Most colleges and universities are spending millions of dollars in athletics due to the increasing revenue generated from athletics. For an average athletics program the highest spending categories include salaries and benefits, tuition-driven-in-aid, facilities maintenance and rental, team travel, recruiting and equipment supplies, fund-raising costs, and game day expenses. According to Barr and McClellan (2011), athletics expenses are increasing a yearly rate of 7%. The arms race puts universities in the college sports business.
There is a growing divide between the have and the have-nots in college sports due to the commercialization of intercollegiate athletics. Since the inception of intercollegiate sports, the disparities between the poor and rich athletics have been a major concern. In the recent years, the gap has widened since large universities are chasing after television deals and corporate sponsorships to finance the new facilities as well as lure celebrity coaches with multimillion dollar salaries (Thomas, 2009),
Millions of dollars are being spent in construction. College sports is a carnival of construction (Brown, Raschre, & McEvoy, 2010). Schools are building bigger, nicer, and more state-of-the art facilities for their teams. For example, Nebraska is finishing up a $63.5 expansion of its Memorial stadium while Wisconsin is renovating its Camp Randall Stadium at $86 million. It is argued that more athletic spending results in more victories thus more revenue.
There are various ways of addressing the financial implications of the arms race: Reducing the size of the travelling squads, reducing salary expenses to athletics’ employees, reducing the number of scholarships and lower tuition, renting the existing facilities to generate revenue other than building new ones, and better transparency and accountability (Fried, Shapiro, & DeSchriver, 2008). Proceeding further, the expenditures in athletics has are increasing three times faster than expenditures in academic programs. Therefore, another way of addressing financial implications of the arms race is to through privatization. Under this scheme, a private firm can be the licensing rights for the utilization of university’s name. The firm would then manage the team as a professional organization. Coaches, competitors, and administrators would be paid for their services. This would eliminate the major athletic-related expenses to colleges and universities: grants-in-aid and salaries.
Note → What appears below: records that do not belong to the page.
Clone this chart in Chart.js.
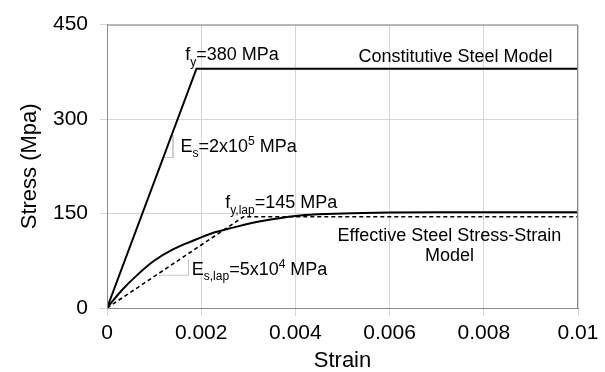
<!DOCTYPE html>
<html>
<head>
<meta charset="utf-8">
<script src="https://cdn.jsdelivr.net/npm/chart.js@4/dist/chart.umd.min.js"></script>
<style>
  html, body { margin: 0; padding: 0; background: #fff; }
  #wrap { width: 605px; height: 372px; }
</style>
</head>
<body>
<div id="wrap"><canvas id="chart"></canvas></div>
<script>
// 데이터 — 그림에서 읽은 값
const xTicks = [0, 0.002, 0.004, 0.006, 0.008, 0.01];
const xTickLabels = ['0', '0.002', '0.004', '0.006', '0.008', '0.01'];
const yTicks = [0, 150, 300, 450];

// 구성 강재 모델 (bilinear)
const constStrain = [0, 0.0019, 0.01];
const constStress = [0, 380, 380];

// 유효 강재 응력-변형률 곡선
const effStrain = [0, 0.0003, 0.00065, 0.001, 0.0014, 0.0018, 0.0022, 0.0027, 0.0032, 0.0037, 0.0042, 0.005, 0.006, 0.007, 0.01];
const effStress = [0, 27, 53, 75, 93, 106, 118, 128, 137, 143, 147.5, 150, 151.5, 152, 152];

// 겹침이음 등가 bilinear (점선)
const lapStrain = [0, 0.0029, 0.01];
const lapStress = [0, 145, 145];

// 기울기 표시용 작은 꺾쇠
const esMarkStrain = [0.0014, 0.0014, 0.00118];
const esMarkStress = [274, 239, 239];
const lapMarkStrain = [0.00173, 0.00173, 0.0011];
const lapMarkStress = [78, 52, 52];

const FONT = "'Liberation Sans', Arial, sans-serif";

function pts(xs, ys) {
  return xs.map((x, i) => ({ x, y: ys[i] }));
}

// 주석 (위치는 데이터 단위)
const notes = [
  { x: 0.00166, y: 393, align: 'left', runs: [{ t: 'f' }, { t: 'y', sub: true }, { t: '=380 MPa' }] },
  { x: 0.00534, y: 390, align: 'left', runs: [{ t: 'Constitutive Steel Model' }] },
  { x: 0.00156, y: 248, align: 'left', runs: [{ t: 'E' }, { t: 's', sub: true }, { t: '=2x10' }, { t: '5', sup: true }, { t: ' MPa' }] },
  { x: 0.00251, y: 158, align: 'left', runs: [{ t: 'f' }, { t: 'y,lap', sub: true }, { t: '=145 MPa' }] },
  { x: 0.0018, y: 52, align: 'left', runs: [{ t: 'E' }, { t: 's,lap', sub: true }, { t: '=5x10' }, { t: '4', sup: true }, { t: ' MPa' }] },
  { x: 0.00727, y: 106.7, align: 'center', runs: [{ t: 'Effective Steel Stress-Strain' }] },
  { x: 0.00727, y: 74.4, align: 'center', runs: [{ t: 'Model' }] },
];

function drawRich(ctx, runs, x, y, size, align) {
  const small = Math.round(size * 0.68);
  const fontOf = r => `${(r.sub || r.sup) ? small : size}px ${FONT}`;
  let w = 0;
  runs.forEach(r => { ctx.font = fontOf(r); w += ctx.measureText(r.t).width; });
  let cx = align === 'center' ? x - w / 2 : x;
  runs.forEach(r => {
    ctx.font = fontOf(r);
    let dy = 0;
    if (r.sub) dy = size * 0.28;
    if (r.sup) dy = -size * 0.38;
    ctx.fillText(r.t, cx, y + dy);
    cx += ctx.measureText(r.t).width;
  });
}

const notePlugin = {
  id: 'notes',
  afterDatasetsDraw(chart) {
    const { ctx, scales: { x, y }, chartArea } = chart;
    ctx.save();
    // 플롯 테두리
    ctx.strokeStyle = '#8a8a8a';
    ctx.lineWidth = 1;
    ctx.strokeRect(chartArea.left + 0.5, chartArea.top + 0.5,
      chartArea.right - chartArea.left - 1, chartArea.bottom - chartArea.top);
    ctx.fillStyle = '#000';
    ctx.textBaseline = 'alphabetic';
    ctx.textAlign = 'left';
    notes.forEach(n => {
      drawRich(ctx, n.runs, x.getPixelForValue(n.x), y.getPixelForValue(n.y), 18, n.align);
    });
    ctx.restore();
  },
};

new Chart(document.getElementById('chart'), {
  type: 'scatter',
  data: {
    datasets: [
      {
        data: pts(constStrain, constStress),
        showLine: true,
        borderColor: '#000',
        borderWidth: 2,
        pointRadius: 0,
      },
      {
        data: pts(effStrain, effStress),
        showLine: true,
        borderColor: '#000',
        borderWidth: 2,
        pointRadius: 0,
        cubicInterpolationMode: 'monotone',
      },
      {
        data: pts(lapStrain, lapStress),
        showLine: true,
        borderColor: '#000',
        borderWidth: 1.6,
        borderDash: [4, 3],
        pointRadius: 0,
      },
      {
        data: pts(esMarkStrain, esMarkStress),
        showLine: true,
        borderColor: '#c8c8c8',
        borderWidth: 1,
        pointRadius: 0,
      },
      {
        data: pts(lapMarkStrain, lapMarkStress),
        showLine: true,
        borderColor: '#c8c8c8',
        borderWidth: 1,
        pointRadius: 0,
      },
    ],
  },
  options: {
    responsive: true,
    maintainAspectRatio: false,
    animation: false,
    layout: { padding: { left: 0, top: 20, right: 27, bottom: 0 } },
    plugins: {
      legend: { display: false },
      tooltip: { enabled: false },
    },
    scales: {
      x: {
        type: 'linear',
        min: 0,
        max: 0.01,
        afterFit: s => { s.height = 64; },
        afterBuildTicks: s => { s.ticks = xTicks.map(v => ({ value: v })); },
        ticks: {
          color: '#000',
          font: { family: FONT, size: 21 },
          padding: 5,
          maxRotation: 0,
          callback: (v, i) => xTickLabels[i],
        },
        grid: { color: '#d6d6d6', lineWidth: 1, tickLength: 8 },
        border: { color: '#8a8a8a' },
        title: {
          display: true,
          text: 'Strain',
          color: '#000',
          font: { family: FONT, size: 22, lineHeight: 1 },
          padding: { top: 0, bottom: 0 },
        },
      },
      y: {
        type: 'linear',
        min: 0,
        max: 450,
        afterFit: s => { s.width = 107; },
        afterBuildTicks: s => { s.ticks = yTicks.map(v => ({ value: v })); },
        ticks: {
          color: '#000',
          font: { family: FONT, size: 21 },
          padding: 12,
        },
        grid: { color: '#d6d6d6', lineWidth: 1, tickLength: 7 },
        border: { color: '#8a8a8a' },
        title: {
          display: true,
          text: 'Stress (Mpa)',
          color: '#000',
          font: { family: FONT, size: 22, lineHeight: 1 },
          padding: { top: 19, bottom: 0 },
        },
      },
    },
  },
  plugins: [notePlugin],
});
</script>
</body>
</html>
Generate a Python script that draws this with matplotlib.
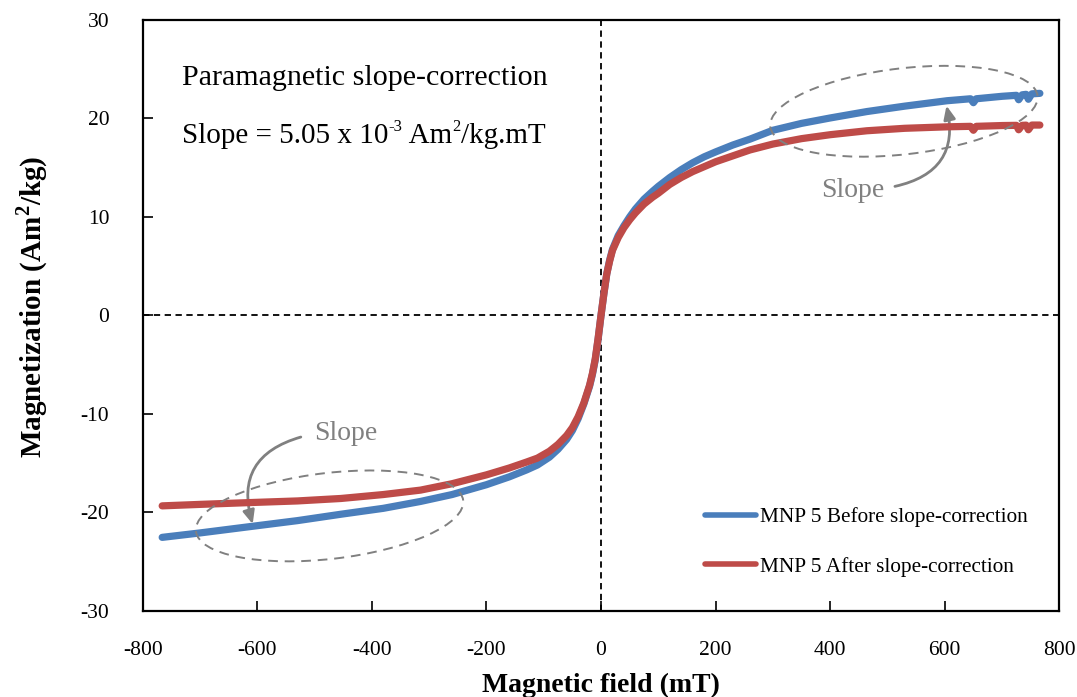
import matplotlib
matplotlib.use("Agg")
import matplotlib.pyplot as plt
from matplotlib.patches import Ellipse
from matplotlib.transforms import ScaledTranslation

plt.rcParams['font.family'] = ['Liberation Serif', 'DejaVu Serif']
plt.rcParams['mathtext.fontset'] = 'custom'
plt.rcParams['mathtext.rm'] = 'Liberation Serif'
plt.rcParams['mathtext.bf'] = 'Liberation Serif:bold'
plt.rcParams['axes.unicode_minus'] = False

# Data (field in mT, magnetization in Am^2/kg)
field_before = [-766, -700, -605, -530, -454, -380, -315, -260, -200, -160, -130, -111, -90, -75, -60, -50,
                -40, -30, -20, -15, -10, -5, 0, 5, 10, 15, 20, 30, 40, 50, 60, 75, 90, 100, 120, 140, 160,
                180, 200, 230, 260, 300, 350, 400, 464, 530, 604, 645, 650, 655, 700, 725, 729, 735, 742,
                746, 752, 766]
mag_before = [-22.55, -22.1, -21.4, -20.85, -20.2, -19.6, -18.9, -18.2, -17.2, -16.4, -15.7, -15.2, -14.4,
              -13.6, -12.6, -11.7, -10.5, -9.0, -7.2, -6.0, -4.5, -2.4, 0.0, 2.2, 4.2, 5.6, 6.7, 8.1, 9.1,
              10.0, 10.8, 11.8, 12.6, 13.1, 14.0, 14.8, 15.5, 16.1, 16.6, 17.3, 17.9, 18.8, 19.5, 20.05,
              20.7, 21.25, 21.8, 22.0, 21.6, 22.0, 22.25, 22.35, 21.9, 22.4, 22.45, 21.95, 22.5, 22.55]

field_after = [-766, -700, -605, -530, -454, -380, -315, -260, -200, -160, -130, -111, -90, -75, -60, -50,
               -40, -30, -20, -15, -10, -5, 0, 5, 10, 15, 20, 30, 40, 50, 60, 75, 90, 100, 120, 140, 160,
               180, 200, 230, 260, 300, 350, 400, 464, 530, 604, 645, 650, 655, 700, 725, 729, 735, 742,
               746, 752, 766]
mag_after = [-19.35, -19.2, -19.0, -18.85, -18.6, -18.2, -17.75, -17.1, -16.2, -15.5, -14.9, -14.5, -13.8,
             -13.1, -12.2, -11.4, -10.3, -8.9, -7.1, -5.9, -4.4, -2.3, 0.0, 2.2, 4.2, 5.5, 6.6, 7.9, 8.9,
             9.7, 10.4, 11.3, 12.0, 12.4, 13.3, 14.0, 14.6, 15.1, 15.6, 16.2, 16.8, 17.4, 17.95, 18.35,
             18.75, 19.0, 19.15, 19.2, 18.8, 19.2, 19.28, 19.3, 18.85, 19.3, 19.32, 18.85, 19.33, 19.33]

x_ticks = [-800, -600, -400, -200, 0, 200, 400, 600, 800]
y_ticks = [-30, -20, -10, 0, 10, 20, 30]

label_before = 'MNP 5 Before slope-correction'
label_after = 'MNP 5 After slope-correction'

blue = '#4A7EBB'
red = '#BE4B48'
gray = '#808080'

fig = plt.figure(figsize=(10.77, 6.97), dpi=100)
ax = fig.add_axes([0.1325, 0.1238, 0.8511, 0.8475])

ax.axhline(0, color='black', lw=1.3, ls=(0, (3.5, 2.5)), zorder=1)
ax.axvline(0, color='black', lw=1.3, ls=(0, (3.5, 2.5)), zorder=1)

ax.plot(field_before, mag_before, color=blue, lw=5.2, solid_capstyle='round', solid_joinstyle='round',
        label=label_before, zorder=3)
ax.plot(field_after, mag_after, color=red, lw=5.2, solid_capstyle='round', solid_joinstyle='round',
        label=label_after, zorder=4)

ax.set_xlim(-800, 800)
ax.set_ylim(-30, 30)
ax.set_xticks(x_ticks)
ax.set_yticks(y_ticks)
ax.tick_params(direction='in', length=7, width=1.2, labelsize=15.5, colors='black')
ax.tick_params(axis='x', pad=22)
ax.tick_params(axis='y', pad=24)
for s in ax.spines.values():
    s.set_linewidth(1.6)

ax.set_xlabel('Magnetic field (mT)', fontsize=20, fontweight='bold', labelpad=9)
ax.set_ylabel(r'Magnetization (Am$^{\mathbf{2}}$/kg)', fontsize=21, fontweight='bold')
ax.yaxis.set_label_coords(-0.101, 0.514)

# Annotation text: "Slope = 5.05 x 10^-3 Am^2/kg.mT" assembled piecewise for tight superscripts
fs_note = 21
ax.text(-732, 23.35, 'Paramagnetic slope-correction', fontsize=21.6, va='baseline', ha='left')
t1 = ax.text(-732, 17.5, 'Slope = 5.05 x 10', fontsize=fs_note, va='baseline', ha='left')
t2 = ax.annotate('-3', xy=(1, 1), xycoords=t1, xytext=(0.5, 3), textcoords='offset points',
                 fontsize=12, va='top', ha='left')
t3 = ax.annotate(' Am', xy=(1, 0), xycoords=(t2, t1), fontsize=fs_note, va='bottom', ha='left')
t4 = ax.annotate('2', xy=(1, 1), xycoords=(t3, t1), xytext=(0.5, 3), textcoords='offset points',
                 fontsize=12, va='top', ha='left')
t5 = ax.annotate('/kg.mT', xy=(1, 0), xycoords=(t4, t1), fontsize=fs_note, va='bottom', ha='left')

# Dashed ellipses (pixel-size, centred at data positions)
for cx, cy in [(528.7, 20.73), (-473.8, -20.37)]:
    e = Ellipse((0, 0), 269, 86, angle=6.6, fill=False, ec=gray, lw=1.4, ls=(0, (5, 3.5)),
                transform=ScaledTranslation(cx, cy, ax.transData), zorder=5)
    ax.add_artist(e)

ax.text(440, 12.7, 'Slope', fontsize=20, color=gray, ha='center', va='center')
ax.text(-445, -12.05, 'Slope', fontsize=20, color=gray, ha='center', va='center')
arrow_kw = dict(arrowstyle='-|>,head_length=0.8,head_width=0.35', color=gray, lw=2,
                connectionstyle='arc3,rad=0.5', shrinkA=0, shrinkB=0)
ax.annotate('', xy=(603, 21.3), xytext=(513, 13.1), arrowprops=arrow_kw)
ax.annotate('', xy=(-608, -21.2), xytext=(-524, -12.36), arrowprops=arrow_kw)

leg = ax.legend(loc='center left', bbox_to_anchor=(686 / 1077, 1 - 542 / 697), bbox_transform=fig.transFigure,
                frameon=False, fontsize=15.3, handlelength=2.4, handletextpad=0.2, labelspacing=1.4)
for line in leg.get_lines():
    line.set_linewidth(4)

fig.savefig('out.png', dpi=100)
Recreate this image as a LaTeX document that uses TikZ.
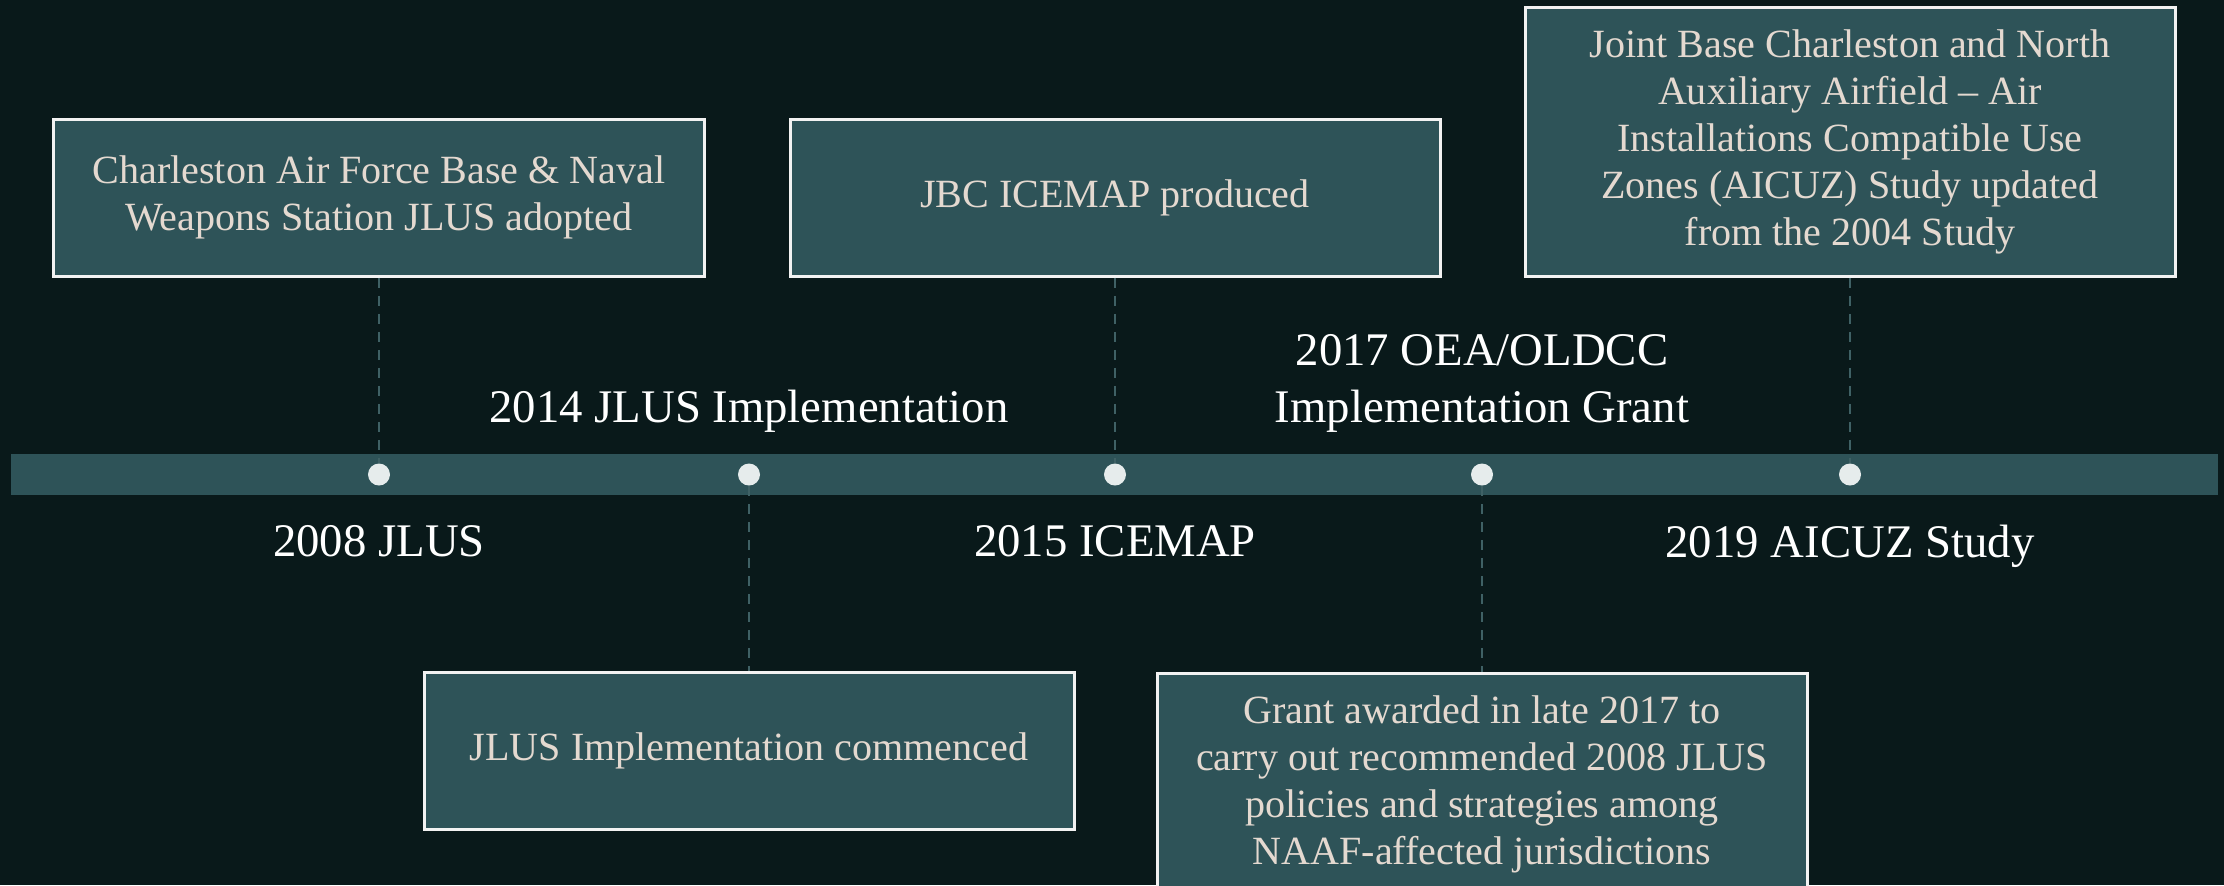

The arms race puts universities in the college sports business. The athletics departments are spending millions of dollars in athletics programs. Most of the spending cannot be supported by the college and universities budgets which have resulted in schools chasing after corporate and TV deals for revenue generation so as to sustain the huge expenditure. The colleges and universities need to operate in not-for-profit settings. The intercollegiate athletic programs need to ensure that they operate within the educational mission of the universities and colleges. The major way of addressing the financial implications of the arms race is cost reduction.

Barr, M., & McClellan, S. (2011). Budgets and Financial Management in Higher Education. San Francisco: Jossey-Bass.
Brown, T., D. Raschre, S. N., & McEvoy, D. (2010). Financial Management in the Sport Industry. Scottsdale: Holcomb Hathaway Publishers.
Fried, G., Shapiro, S., & DeSchriver, D. (2008). Sport Finance. Champaign, Illinois: Human Kinetics Publishing.